Cannot Breed Away Ridgelessness
So as we can see, there is not really any easy way of knowing whether a particular individual Ridgeback with the ridge is Rr or RR. Therefore culling the puppies that lack the ridge will never, ever make 100% of Rhodesian Ridgebacks have the ridge. In fact, if all ridgeless Ridgebacks were removed from breeding, then only RR and Rr will breed; and we can calculate that the adult population will be ⅓ RR and ⅔ Rr; and newborn Ridgebacks will be ⅜RR, ½Rr, and ⅛rr. They’d be dedicated to excluding ⅛ of every litter. Despite the AKC’s definition that “The ridge must be regarded as the characteristic feature of the breed,” the fact remains that like ¼ of them do not have it (at minimum ⅛); and Ridgelessness is a disqualification for it being considered as a member of the breed. It seems irrational to disqualify a quarter of the population from being considered a member of its breed, even if it’s purebred. I think the other characterstics are much better defining features of Rhodesian Ridgebacks:
A mature Ridgeback is a handsome, upstanding and athletic dog, capable of great endurance with a good amount of speed.

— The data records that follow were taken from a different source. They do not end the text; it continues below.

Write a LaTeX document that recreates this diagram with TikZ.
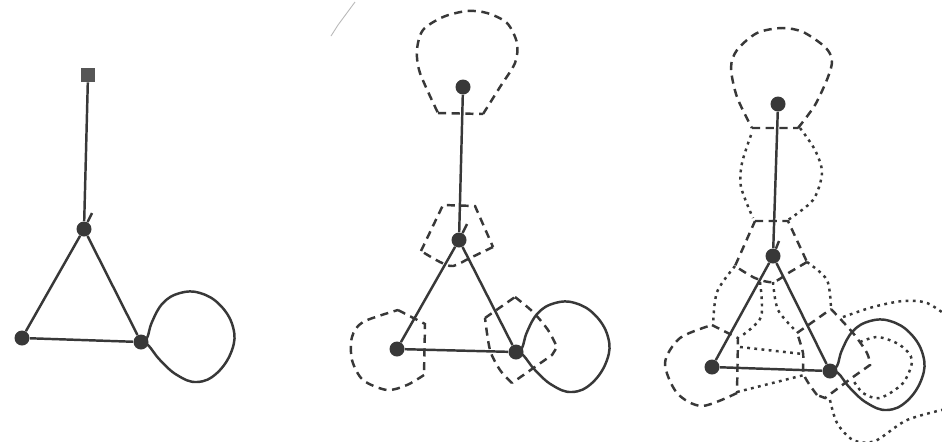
\documentclass[tikz,border=0pt]{standalone}
\usepackage{tikz}
\usetikzlibrary{positioning}

\definecolor{ink}{gray}{0.22}
\tikzset{
    vertex/.style={circle, fill=ink, inner sep=0pt, minimum size=0.3cm},
    rootbox/.style={rectangle, fill=ink!85, inner sep=0pt, minimum size=0.28cm},
    edge/.style={draw=ink, line width=1.4pt},
    dashline/.style={draw=ink, line width=1.4pt, dash pattern=on 4.6pt off 3.2pt},
    dotline/.style={draw=ink, line width=1.4pt, dash pattern=on 1.6pt off 2.5pt}
}

\begin{document}
\begin{tikzpicture}[x=0.02cm, y=-0.02cm]
    \clip (0, 0) rectangle (942, 441);
    \fill[white] (0, 0) rectangle (942, 441);

    % Scan mark
    \draw[gray!55, line width=0.5pt] (331, 36) -- (338, 25) -- (355, 2);

    % Graph, plain
    \node[rootbox] (sA) at (88, 75) {};
    \node[vertex] (tA) at (84, 229) {};
    \node[vertex] (lA) at (22, 338) {};
    \node[vertex] (rA) at (141, 342) {};
    \coordinate (kA) at (92, 213);
    \draw[edge] (sA) -- (tA);
    \draw[edge] (tA) -- (kA);
    \draw[edge] (tA) -- (lA) -- (rA) -- (tA);

    % Graph, thick pieces
    \node[vertex] (sB) at (463, 87) {};
    \node[vertex] (tB) at (459, 240) {};
    \node[vertex] (lB) at (397, 349) {};
    \node[vertex] (rB) at (516, 352) {};
    \coordinate (kB) at (467, 224);
    \draw[edge] (sB) -- (tB);
    \draw[edge] (tB) -- (kB);
    \draw[edge] (tB) -- (lB) -- (rB) -- (tB);

    % Graph, thick pieces and tubes
    \node[vertex] (sC) at (778, 104) {};
    \node[vertex] (tC) at (773, 256) {};
    \node[vertex] (lC) at (712, 367) {};
    \node[vertex] (rC) at (830, 371) {};
    \coordinate (kC) at (779, 241);
    \draw[edge] (sC) -- (tC);
    \draw[edge] (tC) -- (kC);
    \draw[edge] (tC) -- (lC) -- (rC) -- (tC);

    % Loop at the right vertex
    \foreach \nm/\dx/\dy in {rA/0/0, rB/375/10, rC/690/28} {
        \draw[edge, shift={(\dx, \dy)}] plot[smooth, tension=0.7] coordinates {
            (\nm) (147, 338) (152, 322) (163, 303) (180, 293) (200, 293) (220, 305) (233, 327)
            (232, 350) (217, 373) (197, 382) (177, 375) (160, 360) (148, 345) (\nm)};
    }

    % Middle: thick pieces
    \draw[dashline] (438, 113) -- (483, 114) plot[smooth] coordinates {
        (483, 114) (500, 87) (515, 63) (517, 43) (507, 23) (487, 13) (467, 11)
        (443, 17) (423, 30) (417, 50) (420, 73) (438, 113)};
    \draw[dashline] (421, 251) -- (443, 205) -- (475, 206) -- (493, 247)
        plot[smooth] coordinates {(493, 247) (470, 258) (453, 266) (440, 262) (421, 251)};
    \draw[dashline] (398, 310) -- (425, 324) -- (424, 375)
        plot[smooth] coordinates {(424, 375) (407, 385) (387, 390) (363, 380)
        (352, 360) (352, 337) (363, 322) (398, 310)};
    \draw[dashline] (485, 318) -- (515, 297)
        plot[smooth] coordinates {(515, 297) (533, 312) (548, 330) (557, 347)}
        -- (552, 355) -- (512, 383)
        plot[smooth] coordinates {(512, 383) (500, 370) (490, 350) (485, 318)};

    % Right: thick pieces
    \draw[dashline] (752, 128) -- (798, 128) plot[smooth] coordinates {
        (798, 128) (815, 105) (828, 77) (832, 60) (825, 47) (803, 32) (782, 28)
        (757, 33) (737, 50) (731, 68) (737, 97) (752, 128)};
    \draw[dashline] (755, 221) -- (788, 221) -- (807, 262)
        plot[smooth] coordinates {(807, 262) (790, 272) (773, 282) (755, 278) (735, 266)}
        -- (755, 221);
    \draw[dashline] (712, 325) -- (738, 338) -- (737, 393)
        plot[smooth] coordinates {(737, 393) (702, 406) (677, 393) (665, 363) (680, 338) (712, 325)};
    \draw[dashline] (797, 333) -- (831, 309)
        plot[smooth] coordinates {(831, 309) (853, 333) (867, 353) (870, 365)}
        -- (853, 377) -- (825, 398) -- (817, 395)
        plot[smooth] coordinates {(817, 395) (804, 375) (803, 353) (797, 333)};

    % Right: tubes
    \draw[dotline] plot[smooth] coordinates {(751, 135) (742, 163) (741, 187) (753, 218)};
    \draw[dotline] plot[smooth] coordinates {(800, 128) (815, 150) (822, 173) (813, 200) (788, 220)};
    \draw[dotline] plot[smooth] coordinates {(735, 266) (717, 292) (713, 325)};
    \draw[dotline] plot[smooth] coordinates {(807, 262) (827, 280) (831, 309)};
    \draw[dotline] plot[smooth] coordinates {(760, 282) (761, 317) (740, 337)};
    \draw[dotline] plot[smooth] coordinates {(773, 282) (778, 310) (797, 332)};
    \draw[dotline] (740, 347) -- (803, 354);
    \draw[dotline] (737, 392) -- (804, 375);
    \draw[dotline] plot[smooth] coordinates {(860, 342) (878, 337) (900, 345) (912, 360)
        (903, 383) (880, 398) (863, 393) (853, 380)};
    \draw[dotline] plot[smooth] coordinates {(843, 317) (873, 307) (903, 301) (927, 303) (950, 318)};
    \draw[dotline] plot[smooth] coordinates {(830, 400) (837, 423) (853, 440) (875, 441) (907, 420) (950, 408)};
\end{tikzpicture}
\end{document}
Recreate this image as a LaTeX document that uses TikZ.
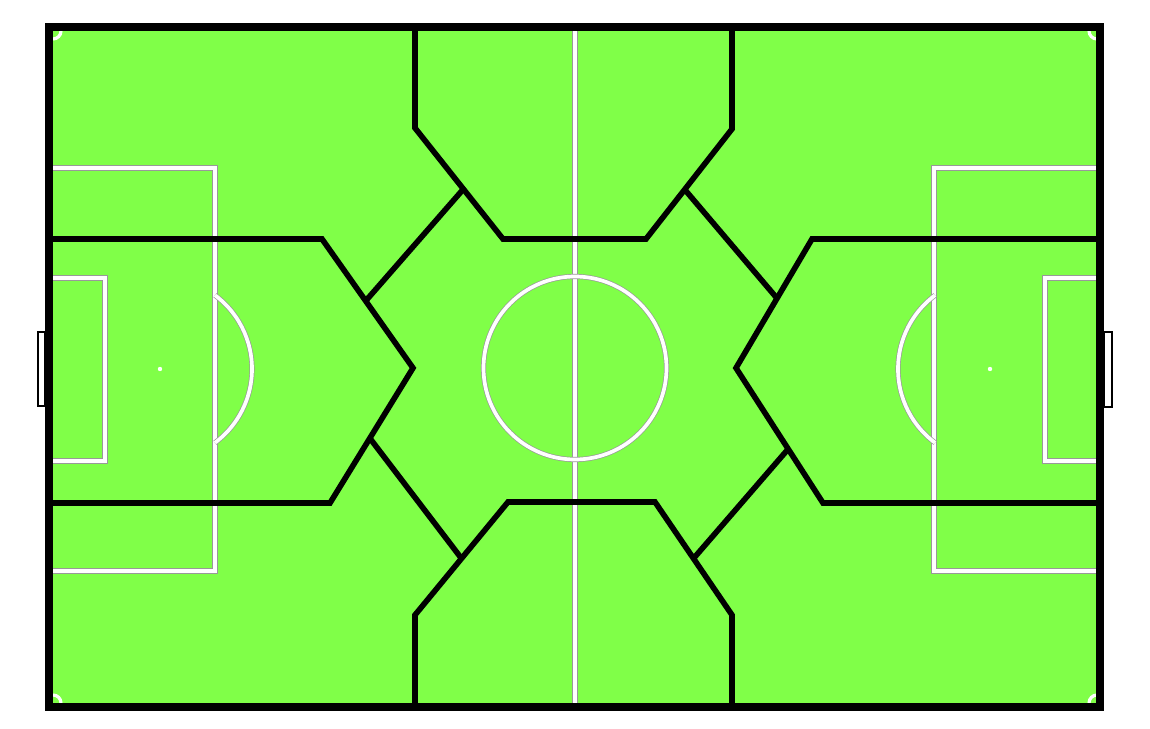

Of even, dignified temperament, the Ridgeback is devoted and affectionate to his master, reserved with strangers.
This quite accurately describes Eli.
Inheritance is not Additive
The second misconception about genetics that I alluded to is that of additivity. When I tell people that Eli is a Ridgeback-Mastiff mix; they think, Ridgeback is big, Mastiff is big, Eli must be REALLY big. As we just saw with the ridge example, if bigness were a set of many genes, each with factors leading the bigness that followed Mendelian pattern of inheritance, this would not occur. Let’s say … bone length, Ll; bone thickness, Tt; muscle mass, Mm; and hide thickness Hh …. and the dominant form of each contributing to a total trait, bigness, we could run these probabilities through a simulation and prove that it is actually more likely for him to end up smaller than the typical individual of either of his parent breeds. If I were better at programing in R, I’d run through a simulation (perhaps another time). An another note, there are lots of variations on this paradigm. Some traits are close enough on a chromosome that they always segregate together; sometimes there is codominance, and sometimes there’s less than 100% penetrance. It’s nice, though, to have an understanding of these things when we look at the world around us and contemplate the origins of our best friends.